**Stated goal**. Set the lines down again exactly, first line through the line that contains "3.188, 3.203, 2.870];", with no pictures.

--- Start Information supplied ---

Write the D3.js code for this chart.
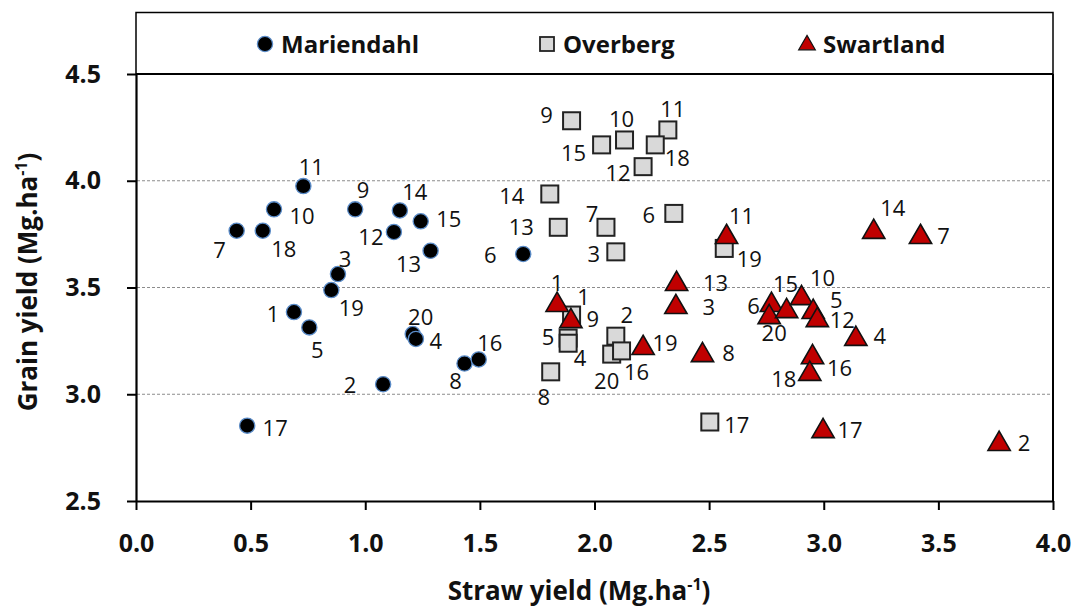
<!DOCTYPE html>
<html>
<head>
<meta charset="utf-8">
<script src="https://cdn.jsdelivr.net/npm/d3@7"></script>
<style>
  html, body { margin: 0; padding: 0; background: #fff; }
  svg { display: block; font-family: "Open Sans", "DejaVu Sans", sans-serif; }
</style>
</head>
<body>
<div id="main"></div>
<script>
// straw yield (x) and grain yield (y), Mg/ha, per cultivar id
const marIds   = [11, 10, 7, 18, 9, 14, 15, 12, 13, 3, 19, 1, 5, 20, 4, 8, 16, 2, 17, 6];
const marStraw = [0.730, 0.602, 0.439, 0.553, 0.956, 1.151, 1.242, 1.125, 1.285, 0.881, 0.852, 0.689, 0.756, 1.207, 1.221, 1.433, 1.495, 1.078, 0.485, 1.689];
const marGrain = [3.975, 3.866, 3.766, 3.766, 3.866, 3.861, 3.810, 3.760, 3.672, 3.563, 3.488, 3.385, 3.313, 3.282, 3.259, 3.144, 3.163, 3.047, 2.853, 3.657];

const ovbIds   = [9, 10, 11, 15, 18, 12, 14, 13, 7, 6, 3, 19, 1, 5, 4, 8, 2, 20, 16, 17];
const ovbStraw = [1.900, 2.131, 2.320, 2.031, 2.265, 2.212, 1.805, 1.842, 2.050, 2.346, 2.093, 2.566, 1.900, 1.885, 1.885, 1.809, 2.093, 2.075, 2.118, 2.503];
const ovbGrain = [4.281, 4.191, 4.238, 4.168, 4.168, 4.066, 3.938, 3.782, 3.782, 3.847, 3.667, 3.683, 3.371, 3.263, 3.239, 3.105, 3.272, 3.188, 3.203, 2.870];

const swtIds   = [1, 9, 19, 13, 3, 8, 11, 14, 7, 6, 20, 15, 10, 5, 12, 4, 16, 18, 17, 2];
const swtStraw = [1.837, 1.897, 2.212, 2.358, 2.355, 2.471, 2.576, 3.218, 3.422, 2.772, 2.762, 2.838, 2.903, 2.954, 2.972, 3.140, 2.951, 2.939, 2.997, 3.765];
const swtGrain = [3.418, 3.342, 3.216, 3.516, 3.408, 3.183, 3.736, 3.760, 3.736, 3.418, 3.361, 3.389, 3.450, 3.385, 3.347, 3.259, 3.173, 3.095, 2.827, 2.767];

const seriesNames = ['Mariendahl', 'Overberg', 'Swartland'];
const xTicks = [0, 0.5, 1, 1.5, 2, 2.5, 3, 3.5, 4];
const yTicks = [2.5, 3, 3.5, 4, 4.5];
const gridVals = [3, 3.5, 4];

// hand placed data-label offsets (px), same order as the ids above
const marLab = [[8,-19],[28,7],[-17,19],[21,18],[8,-19],[15,-18],[28,-2],[-23,5],[-22,13],[7,-15],[20,18],[-21,2],[8,23],[8,-17],[20,2],[-9,18],[11,-16],[-33,1],[28,2],[-33,1]];
const ovbLab = [[-25,-6],[-3,-21],[5,-21],[-28,8],[22,13],[-25,6],[-38,2],[-37,0],[-14,-13],[-25,2],[-22,2],[25,11],[12,-18],[-20,-1],[12,15],[-7,25],[11,-21],[-5,27],[15,21],[27,3]];
const swtLab = [[0,-22],[22,-2],[22,-5],[39,-1],[33,0],[26,-2],[15,-21],[19,-24],[23,-1],[-18,1],[5,16],[-1,-27],[21,-20],[23,-12],[25,0],[24,-3],[27,11],[-26,5],[27,-1],[25,-1]];

const width = 1078, height = 610;
const margin = { top: 74, right: 25, bottom: 109, left: 136 };

const sx = d3.scaleLinear().domain([0, 4]).range([margin.left, width - margin.right]);
const sy = d3.scaleLinear().domain([2.5, 4.5]).range([height - margin.bottom, margin.top]);

const svg = d3.select('#main').append('svg')
  .attr('width', width).attr('height', height)
  .attr('viewBox', [0, 0, width, height]);

const [x0, x1] = sx.range(), [y0, y1] = sy.range();

// gridlines
svg.append('g').selectAll('line').data(gridVals).join('line')
  .attr('x1', x0 + 1).attr('x2', x1 - 1)
  .attr('y1', d => sy(d)).attr('y2', d => sy(d))
  .attr('stroke', '#8c8c8c').attr('stroke-width', 1)
  .attr('stroke-dasharray', '3,2');

// legend box
svg.append('rect')
  .attr('x', x0).attr('y', 12.5).attr('width', x1 - x0).attr('height', y1 - 12.5)
  .attr('fill', 'none').attr('stroke', '#000').attr('stroke-width', 1.5);

// frame top / right
svg.append('line').attr('x1', x0).attr('x2', x1).attr('y1', y1).attr('y2', y1)
  .attr('stroke', '#000').attr('stroke-width', 2);
svg.append('line').attr('x1', x1).attr('x2', x1).attr('y1', y1).attr('y2', y0)
  .attr('stroke', '#000').attr('stroke-width', 2);

// axes
const ax = d3.axisBottom(sx).tickValues(xTicks).tickFormat(d3.format('.1f'))
  .tickSize(9).tickSizeOuter(0).tickPadding(18);
const ay = d3.axisLeft(sy).tickValues(yTicks).tickFormat(d3.format('.1f'))
  .tickSize(9).tickSizeOuter(0).tickPadding(26);

const gx = svg.append('g').attr('transform', `translate(0,${y0})`).call(ax);
const gy = svg.append('g').attr('transform', `translate(${x0},0)`).call(ay);
[gx, gy].forEach(g => {
  g.select('.domain').attr('stroke', '#000').attr('stroke-width', 2.2);
  g.selectAll('.tick line').attr('stroke', '#000').attr('stroke-width', 2);
  g.selectAll('.tick text')
    .attr('fill', '#111')
    .style('font-family', '"Open Sans", sans-serif')
    .style('font-size', '25px').style('font-weight', 700);
});
gx.selectAll('.tick text').attr('dy', '0.95em');

// axis titles
const xt = svg.append('text')
  .attr('x', 579).attr('y', 600)
  .attr('text-anchor', 'middle')
  .style('font-size', '26px').style('font-weight', 700).attr('fill', '#111');
xt.append('tspan').text('Straw yield (Mg.ha');
xt.append('tspan').attr('dy', -10).style('font-size', '16px').text('-1');
xt.append('tspan').attr('dy', 10).text(')');

const yt = svg.append('text')
  .attr('transform', 'translate(37,282) rotate(-90)')
  .attr('text-anchor', 'middle')
  .style('font-size', '26px').style('font-weight', 700).attr('fill', '#111');
yt.append('tspan').text('Grain yield (Mg.ha');
yt.append('tspan').attr('dy', -10).style('font-size', '16px').text('-1');
yt.append('tspan').attr('dy', 10).text(')');

// series
const zip = (ids, xs, ys, lab) => ids.map((id, i) => ({ id, x: xs[i], y: ys[i], dx: lab[i][0], dy: lab[i][1] }));
const mar = zip(marIds, marStraw, marGrain, marLab);
const ovb = zip(ovbIds, ovbStraw, ovbGrain, ovbLab);
const swt = zip(swtIds, swtStraw, swtGrain, swtLab);

const sqSide = 17;
const triPath = d3.symbol(d3.symbolTriangle, 215)();

const drawCircle = (sel) => sel.append('circle').attr('r', 7.6)
  .attr('fill', '#000').attr('stroke', '#5b8cc8').attr('stroke-width', 1.3);
const drawSquare = (sel) => sel.append('rect')
  .attr('x', -sqSide / 2).attr('y', -sqSide / 2).attr('width', sqSide).attr('height', sqSide)
  .attr('fill', '#d9d9d9').attr('stroke', '#222').attr('stroke-width', 2);
const drawTri = (sel) => sel.append('path').attr('d', triPath)
  .attr('fill', '#c00000').attr('stroke', '#111').attr('stroke-width', 1.6);

const markerGroup = (data, draw) => {
  const g = svg.append('g').selectAll('g').data(data).join('g')
    .attr('transform', d => `translate(${sx(d.x)},${sy(d.y)})`);
  draw(g);
};
markerGroup(mar, drawCircle);
markerGroup(ovb, drawSquare);
markerGroup(swt, drawTri);

// data labels on top
svg.append('g').selectAll('text').data([...mar, ...ovb, ...swt]).join('text')
  .attr('x', d => sx(d.x) + d.dx)
  .attr('y', d => sy(d.y) + d.dy)
  .attr('dy', '0.36em')
  .attr('text-anchor', 'middle')
  .style('font-size', '22px').attr('fill', '#111')
  .text(d => d.id);

// legend
const legendItems = [
  { name: seriesNames[0], cx: 265, draw: drawCircle },
  { name: seriesNames[1], cx: 547, draw: drawSquare },
  { name: seriesNames[2], cx: 807, draw: drawTri }
];
const lg = svg.append('g').selectAll('g').data(legendItems).join('g')
  .attr('transform', d => `translate(${d.cx},44)`);
lg.each(function (d) {
  const g = d3.select(this);
  if (d.draw === drawSquare) {
    g.append('rect').attr('x', -7).attr('y', -7).attr('width', 14).attr('height', 14)
      .attr('fill', '#d9d9d9').attr('stroke', '#222').attr('stroke-width', 1.8);
  } else if (d.draw === drawTri) {
    g.append('path').attr('d', d3.symbol(d3.symbolTriangle, 120)()).attr('transform', 'translate(0,1)')
      .attr('fill', '#c00000').attr('stroke', '#111').attr('stroke-width', 1.2);
  } else {
    d.draw(g);
  }
});
lg.append('text')
  .attr('x', 16).attr('dy', '0.36em')
  .style('font-size', '24px').style('font-weight', 700).attr('fill', '#111')
  .text(d => d.name);
</script>
</body>
</html>
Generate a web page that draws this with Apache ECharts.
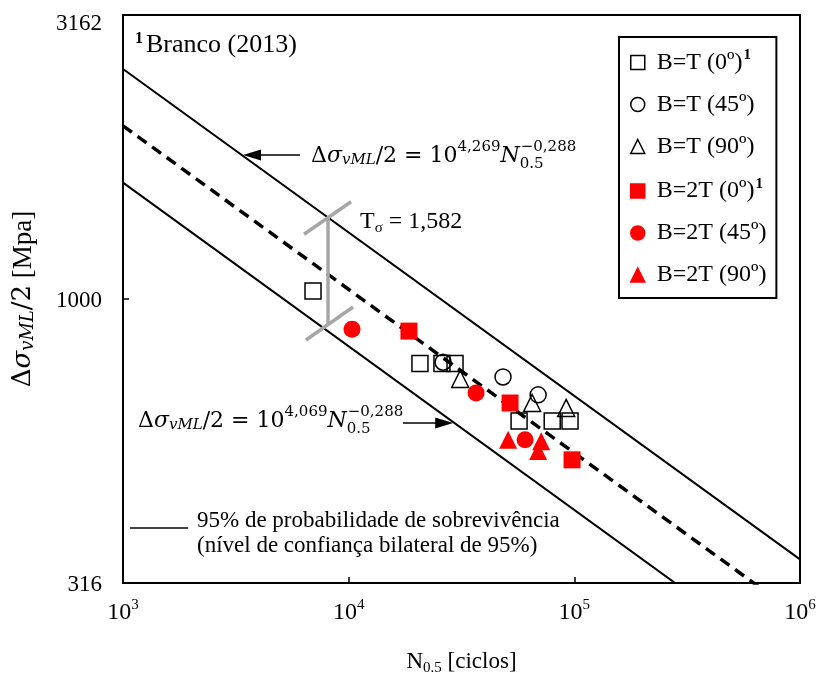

--- End Information supplied ---

**Task solution**.
Write the D3.js code for this chart.
<!DOCTYPE html>
<html>
<head>
<meta charset="utf-8">
<script src="https://cdn.jsdelivr.net/npm/d3@7"></script>
<style>
  html, body { margin: 0; padding: 0; background: #fff; }
  svg { display: block; font-family: "Open Sans", "DejaVu Sans", sans-serif; }
</style>
</head>
<body>
<div id="main"></div>
<script>
// straw yield (x) and grain yield (y), Mg/ha, per cultivar id
const marIds   = [11, 10, 7, 18, 9, 14, 15, 12, 13, 3, 19, 1, 5, 20, 4, 8, 16, 2, 17, 6];
const marStraw = [0.730, 0.602, 0.439, 0.553, 0.956, 1.151, 1.242, 1.125, 1.285, 0.881, 0.852, 0.689, 0.756, 1.207, 1.221, 1.433, 1.495, 1.078, 0.485, 1.689];
const marGrain = [3.975, 3.866, 3.766, 3.766, 3.866, 3.861, 3.810, 3.760, 3.672, 3.563, 3.488, 3.385, 3.313, 3.282, 3.259, 3.144, 3.163, 3.047, 2.853, 3.657];

const ovbIds   = [9, 10, 11, 15, 18, 12, 14, 13, 7, 6, 3, 19, 1, 5, 4, 8, 2, 20, 16, 17];
const ovbStraw = [1.900, 2.131, 2.320, 2.031, 2.265, 2.212, 1.805, 1.842, 2.050, 2.346, 2.093, 2.566, 1.900, 1.885, 1.885, 1.809, 2.093, 2.075, 2.118, 2.503];
const ovbGrain = [4.281, 4.191, 4.238, 4.168, 4.168, 4.066, 3.938, 3.782, 3.782, 3.847, 3.667, 3.683, 3.371, 3.263, 3.239, 3.105, 3.272, 3.188, 3.203, 2.870];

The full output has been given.